Although we have working vaccines for other strains of Coronavirus, and particularly for pets and livestock, it's wise to move forward very thoughtfully. It could be a tragedy far worse than the pandemic itself, were we to prematurely administer damaging doses, especially to pediatric patients and the elderly.
Between layers of testing and clinical trials, the average vaccine takes roughly five-to-ten years in development (and costs around $500 million) before it's ready for public use in the US.
That's why The US Department of Health and Human Services (HHS) launched Operation Warp Speed (OWS) in June 2020.
Operation Warp Speed (OWS)
Per the HHS website OWS "aims to deliver 300 million doses of a safe, effective vaccine for COVID-19 by January 2021 as part of a broader strategy to accelerate the development, manufacturing, and distribution of COVID-19 vaccines, therapeutics, and diagnostics." Together, these treatments and tests are collectively called "countermeasures."
OWS Key Players
OWS is a partnership among:
The Department of Health and Human Services (HHS)
The Centers for Disease Control and Prevention (CDC)
The Food and Drug Administration (FDA)
The National Institutes of Health (NIH)
The Biomedical Advanced Research and Development Authority (BARDA)
and the Department of Defense (DoD)
OWS also engages with private companies, providers, and other federal agencies like the Department of Agriculture and the Department of Energy. Together, these teams work day and night to create a safe, reliable COVID-19 vaccine that works. Today, about 140 potential vaccines are in various stages of vaccine development.
COVID-19 Vaccine Candidates in the 5 Stages of Vaccine Development
Most vaccines spend years in these five stages of development:
Discovery and Research: there are at least 100 potential COVID-19 vaccine candidates in this phase right now. Usually, it takes at least two years, and as many as five.
Pre-clinical: Currently, there are about twenty candidates this far.
Clinical Development: is divided into Phase I — safety, Phase II — which demonstrates a vaccine's ability to activate the immune response, and Phase III — proving the vaccine protects against disease. There are about ten vaccines in Phase I and five in Phase II today. Only one candidate has made it to Phase III and beyond.
Regulatory Review and Approval: One vaccine candidate has made it this far today.
Manufacturing and Delivery: At this time, vaccine candidates aren't yet ready for administration.
How Long Until We See a COVID-19 Vaccine Widely Available to the Public?
Dr. Anthony Fauci believes we are still about a year away.
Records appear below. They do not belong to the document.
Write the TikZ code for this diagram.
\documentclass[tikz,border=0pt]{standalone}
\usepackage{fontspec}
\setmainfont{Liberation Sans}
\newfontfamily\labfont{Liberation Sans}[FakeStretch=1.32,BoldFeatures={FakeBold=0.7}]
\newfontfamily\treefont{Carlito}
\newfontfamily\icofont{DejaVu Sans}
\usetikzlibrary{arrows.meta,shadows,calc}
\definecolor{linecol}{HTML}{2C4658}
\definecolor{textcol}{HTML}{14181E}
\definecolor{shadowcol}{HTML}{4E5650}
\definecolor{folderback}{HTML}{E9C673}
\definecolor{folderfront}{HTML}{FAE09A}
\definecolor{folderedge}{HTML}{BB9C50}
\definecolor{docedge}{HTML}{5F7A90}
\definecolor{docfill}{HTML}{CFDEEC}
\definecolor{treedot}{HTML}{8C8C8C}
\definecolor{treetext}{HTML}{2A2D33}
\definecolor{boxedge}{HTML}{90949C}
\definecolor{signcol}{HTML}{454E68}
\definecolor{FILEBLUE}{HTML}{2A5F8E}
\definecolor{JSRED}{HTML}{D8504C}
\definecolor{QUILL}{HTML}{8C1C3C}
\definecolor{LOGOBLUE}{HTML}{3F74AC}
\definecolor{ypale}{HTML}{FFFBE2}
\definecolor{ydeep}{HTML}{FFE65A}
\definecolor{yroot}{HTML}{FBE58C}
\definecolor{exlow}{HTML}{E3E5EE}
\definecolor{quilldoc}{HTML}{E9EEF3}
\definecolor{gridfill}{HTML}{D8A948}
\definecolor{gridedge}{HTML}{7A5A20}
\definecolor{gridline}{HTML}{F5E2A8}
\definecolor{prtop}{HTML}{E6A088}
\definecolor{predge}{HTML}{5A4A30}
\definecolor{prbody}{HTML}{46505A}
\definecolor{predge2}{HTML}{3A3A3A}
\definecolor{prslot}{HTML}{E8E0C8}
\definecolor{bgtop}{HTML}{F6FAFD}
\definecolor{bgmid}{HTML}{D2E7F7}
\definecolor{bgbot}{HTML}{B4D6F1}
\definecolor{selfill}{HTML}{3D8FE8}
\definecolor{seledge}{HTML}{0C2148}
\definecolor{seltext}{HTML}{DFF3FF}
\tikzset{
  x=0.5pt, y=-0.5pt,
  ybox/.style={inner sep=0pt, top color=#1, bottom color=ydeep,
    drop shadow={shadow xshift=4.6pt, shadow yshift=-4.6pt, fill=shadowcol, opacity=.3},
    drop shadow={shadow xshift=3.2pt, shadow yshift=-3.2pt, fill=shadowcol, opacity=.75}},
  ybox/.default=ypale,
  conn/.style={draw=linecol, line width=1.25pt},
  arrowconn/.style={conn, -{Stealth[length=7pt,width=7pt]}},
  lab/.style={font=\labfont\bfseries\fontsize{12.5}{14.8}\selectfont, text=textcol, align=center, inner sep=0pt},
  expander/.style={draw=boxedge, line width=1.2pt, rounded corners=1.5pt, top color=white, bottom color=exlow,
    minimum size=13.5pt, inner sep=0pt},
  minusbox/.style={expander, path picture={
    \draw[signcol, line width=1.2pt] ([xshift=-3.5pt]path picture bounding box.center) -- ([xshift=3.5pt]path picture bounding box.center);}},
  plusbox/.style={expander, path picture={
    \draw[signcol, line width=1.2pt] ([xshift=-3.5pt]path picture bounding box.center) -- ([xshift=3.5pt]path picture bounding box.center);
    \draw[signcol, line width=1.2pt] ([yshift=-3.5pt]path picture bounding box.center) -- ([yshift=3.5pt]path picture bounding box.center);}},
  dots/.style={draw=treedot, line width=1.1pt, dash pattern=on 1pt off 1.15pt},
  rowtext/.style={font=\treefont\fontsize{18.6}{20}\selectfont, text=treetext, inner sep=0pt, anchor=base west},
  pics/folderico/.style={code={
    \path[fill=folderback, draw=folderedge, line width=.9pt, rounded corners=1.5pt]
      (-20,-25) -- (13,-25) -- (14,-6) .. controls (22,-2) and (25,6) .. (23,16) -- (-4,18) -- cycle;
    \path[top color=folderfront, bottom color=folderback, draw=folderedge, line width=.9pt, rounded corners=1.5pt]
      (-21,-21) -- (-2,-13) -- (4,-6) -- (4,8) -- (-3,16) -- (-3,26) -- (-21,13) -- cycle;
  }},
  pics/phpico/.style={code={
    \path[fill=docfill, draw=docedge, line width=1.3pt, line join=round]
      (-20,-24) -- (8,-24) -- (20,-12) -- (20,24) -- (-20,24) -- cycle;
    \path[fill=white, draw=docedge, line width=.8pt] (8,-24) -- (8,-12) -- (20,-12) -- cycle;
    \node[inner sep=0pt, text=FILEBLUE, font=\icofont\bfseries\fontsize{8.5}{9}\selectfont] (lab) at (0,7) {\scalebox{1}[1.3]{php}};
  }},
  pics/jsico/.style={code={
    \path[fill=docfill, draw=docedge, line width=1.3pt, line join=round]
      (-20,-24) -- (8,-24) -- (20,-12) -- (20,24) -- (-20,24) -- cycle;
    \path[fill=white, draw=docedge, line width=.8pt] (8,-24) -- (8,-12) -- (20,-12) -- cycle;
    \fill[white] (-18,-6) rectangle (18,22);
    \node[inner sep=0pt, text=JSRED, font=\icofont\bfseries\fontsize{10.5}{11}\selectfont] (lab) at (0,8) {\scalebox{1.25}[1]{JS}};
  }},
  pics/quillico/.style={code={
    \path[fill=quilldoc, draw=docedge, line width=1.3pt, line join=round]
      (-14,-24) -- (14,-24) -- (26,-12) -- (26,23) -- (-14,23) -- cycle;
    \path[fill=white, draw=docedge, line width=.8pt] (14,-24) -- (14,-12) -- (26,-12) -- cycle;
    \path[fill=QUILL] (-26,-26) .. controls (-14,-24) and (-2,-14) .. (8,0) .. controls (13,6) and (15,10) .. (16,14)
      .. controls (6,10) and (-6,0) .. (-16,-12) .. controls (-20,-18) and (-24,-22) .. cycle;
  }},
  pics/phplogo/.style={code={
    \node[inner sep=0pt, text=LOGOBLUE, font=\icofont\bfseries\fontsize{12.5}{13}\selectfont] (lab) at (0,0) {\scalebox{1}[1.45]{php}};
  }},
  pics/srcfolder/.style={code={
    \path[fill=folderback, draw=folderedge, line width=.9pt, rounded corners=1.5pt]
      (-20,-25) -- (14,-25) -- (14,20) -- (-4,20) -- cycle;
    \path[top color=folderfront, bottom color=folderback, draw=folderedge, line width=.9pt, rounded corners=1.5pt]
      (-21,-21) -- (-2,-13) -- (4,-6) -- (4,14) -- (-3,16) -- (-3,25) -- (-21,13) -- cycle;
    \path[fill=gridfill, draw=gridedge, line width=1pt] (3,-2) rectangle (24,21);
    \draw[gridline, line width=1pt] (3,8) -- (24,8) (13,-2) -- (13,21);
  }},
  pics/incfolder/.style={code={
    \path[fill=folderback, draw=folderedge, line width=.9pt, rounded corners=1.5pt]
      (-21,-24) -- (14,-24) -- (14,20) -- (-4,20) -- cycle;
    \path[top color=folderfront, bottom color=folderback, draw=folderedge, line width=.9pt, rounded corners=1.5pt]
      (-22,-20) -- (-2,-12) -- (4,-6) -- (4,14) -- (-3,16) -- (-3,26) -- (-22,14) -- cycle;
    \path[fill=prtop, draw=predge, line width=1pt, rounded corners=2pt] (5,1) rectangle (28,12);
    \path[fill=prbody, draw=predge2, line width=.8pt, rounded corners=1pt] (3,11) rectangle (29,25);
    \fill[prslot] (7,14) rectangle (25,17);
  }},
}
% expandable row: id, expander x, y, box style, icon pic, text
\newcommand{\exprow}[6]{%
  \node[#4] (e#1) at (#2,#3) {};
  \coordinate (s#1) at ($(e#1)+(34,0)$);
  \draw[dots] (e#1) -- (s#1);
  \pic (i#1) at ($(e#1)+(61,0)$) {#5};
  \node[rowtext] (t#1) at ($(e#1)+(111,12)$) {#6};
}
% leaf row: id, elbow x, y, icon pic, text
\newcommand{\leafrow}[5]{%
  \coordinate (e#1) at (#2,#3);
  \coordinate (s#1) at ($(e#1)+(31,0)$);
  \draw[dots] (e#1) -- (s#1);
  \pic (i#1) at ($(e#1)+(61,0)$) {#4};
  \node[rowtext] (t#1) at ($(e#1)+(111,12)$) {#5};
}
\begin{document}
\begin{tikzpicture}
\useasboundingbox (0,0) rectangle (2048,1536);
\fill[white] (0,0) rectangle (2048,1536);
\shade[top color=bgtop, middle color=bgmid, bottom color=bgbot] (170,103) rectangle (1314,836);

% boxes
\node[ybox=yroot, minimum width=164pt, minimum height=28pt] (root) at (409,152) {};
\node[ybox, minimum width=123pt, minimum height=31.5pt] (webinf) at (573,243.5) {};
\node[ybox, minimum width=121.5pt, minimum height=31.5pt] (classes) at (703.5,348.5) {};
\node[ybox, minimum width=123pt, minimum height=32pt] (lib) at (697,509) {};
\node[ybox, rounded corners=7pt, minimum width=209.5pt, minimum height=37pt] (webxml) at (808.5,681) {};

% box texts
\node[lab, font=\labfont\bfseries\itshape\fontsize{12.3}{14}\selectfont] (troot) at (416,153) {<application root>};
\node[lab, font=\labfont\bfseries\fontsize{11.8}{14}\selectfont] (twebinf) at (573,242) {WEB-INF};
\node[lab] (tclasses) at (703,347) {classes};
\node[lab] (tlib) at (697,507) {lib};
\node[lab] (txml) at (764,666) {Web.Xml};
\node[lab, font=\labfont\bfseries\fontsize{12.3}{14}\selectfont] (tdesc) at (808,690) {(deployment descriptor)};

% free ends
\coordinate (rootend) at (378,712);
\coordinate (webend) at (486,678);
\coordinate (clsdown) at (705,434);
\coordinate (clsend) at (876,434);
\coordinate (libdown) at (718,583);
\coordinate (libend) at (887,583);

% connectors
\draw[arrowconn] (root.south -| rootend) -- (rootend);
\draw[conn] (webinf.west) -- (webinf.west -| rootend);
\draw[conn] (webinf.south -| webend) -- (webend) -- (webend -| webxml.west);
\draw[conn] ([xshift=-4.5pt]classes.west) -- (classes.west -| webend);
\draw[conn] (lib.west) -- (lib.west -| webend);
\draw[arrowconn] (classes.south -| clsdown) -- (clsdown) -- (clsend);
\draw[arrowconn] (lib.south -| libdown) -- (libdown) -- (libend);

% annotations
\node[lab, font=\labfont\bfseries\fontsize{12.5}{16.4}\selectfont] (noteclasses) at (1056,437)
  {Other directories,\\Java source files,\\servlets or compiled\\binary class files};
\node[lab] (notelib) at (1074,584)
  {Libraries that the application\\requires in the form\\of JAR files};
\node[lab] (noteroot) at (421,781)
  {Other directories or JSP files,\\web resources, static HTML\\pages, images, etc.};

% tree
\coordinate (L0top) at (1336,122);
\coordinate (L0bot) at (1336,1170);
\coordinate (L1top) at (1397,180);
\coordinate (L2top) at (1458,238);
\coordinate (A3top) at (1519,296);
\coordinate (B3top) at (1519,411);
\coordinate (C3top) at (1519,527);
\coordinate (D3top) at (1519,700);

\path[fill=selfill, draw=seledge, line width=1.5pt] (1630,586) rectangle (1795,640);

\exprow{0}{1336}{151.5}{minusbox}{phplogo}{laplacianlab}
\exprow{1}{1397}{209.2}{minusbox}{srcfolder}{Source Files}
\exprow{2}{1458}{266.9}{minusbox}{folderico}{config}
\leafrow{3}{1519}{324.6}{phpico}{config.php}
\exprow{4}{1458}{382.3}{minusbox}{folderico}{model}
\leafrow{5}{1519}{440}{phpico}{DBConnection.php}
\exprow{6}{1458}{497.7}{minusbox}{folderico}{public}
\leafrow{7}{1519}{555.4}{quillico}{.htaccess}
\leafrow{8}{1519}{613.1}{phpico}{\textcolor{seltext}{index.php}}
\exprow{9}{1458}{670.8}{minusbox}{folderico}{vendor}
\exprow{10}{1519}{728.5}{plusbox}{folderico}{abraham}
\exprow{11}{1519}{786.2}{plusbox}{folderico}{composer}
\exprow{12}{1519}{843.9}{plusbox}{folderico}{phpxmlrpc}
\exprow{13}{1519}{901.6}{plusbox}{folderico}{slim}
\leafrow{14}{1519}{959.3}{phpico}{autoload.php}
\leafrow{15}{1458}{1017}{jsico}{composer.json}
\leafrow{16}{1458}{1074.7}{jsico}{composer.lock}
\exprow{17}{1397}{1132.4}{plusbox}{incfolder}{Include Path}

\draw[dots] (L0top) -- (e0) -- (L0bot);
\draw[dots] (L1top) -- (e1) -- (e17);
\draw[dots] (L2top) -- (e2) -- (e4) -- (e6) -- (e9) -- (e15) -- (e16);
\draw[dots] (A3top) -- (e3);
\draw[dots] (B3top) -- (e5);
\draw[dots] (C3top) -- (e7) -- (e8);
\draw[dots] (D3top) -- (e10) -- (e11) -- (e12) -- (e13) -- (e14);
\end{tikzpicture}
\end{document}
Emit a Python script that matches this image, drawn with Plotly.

He reminded Americans on July 24, 2020, that even if a vaccine candidate gets through the testing process successfully this year, it will be several more months until that vaccination is widespread across the US.
"I think as we get into 2021, several months in, [there will be a vaccine] widely available to people in the United States," Fauci told the Washington Post's Bob Costa.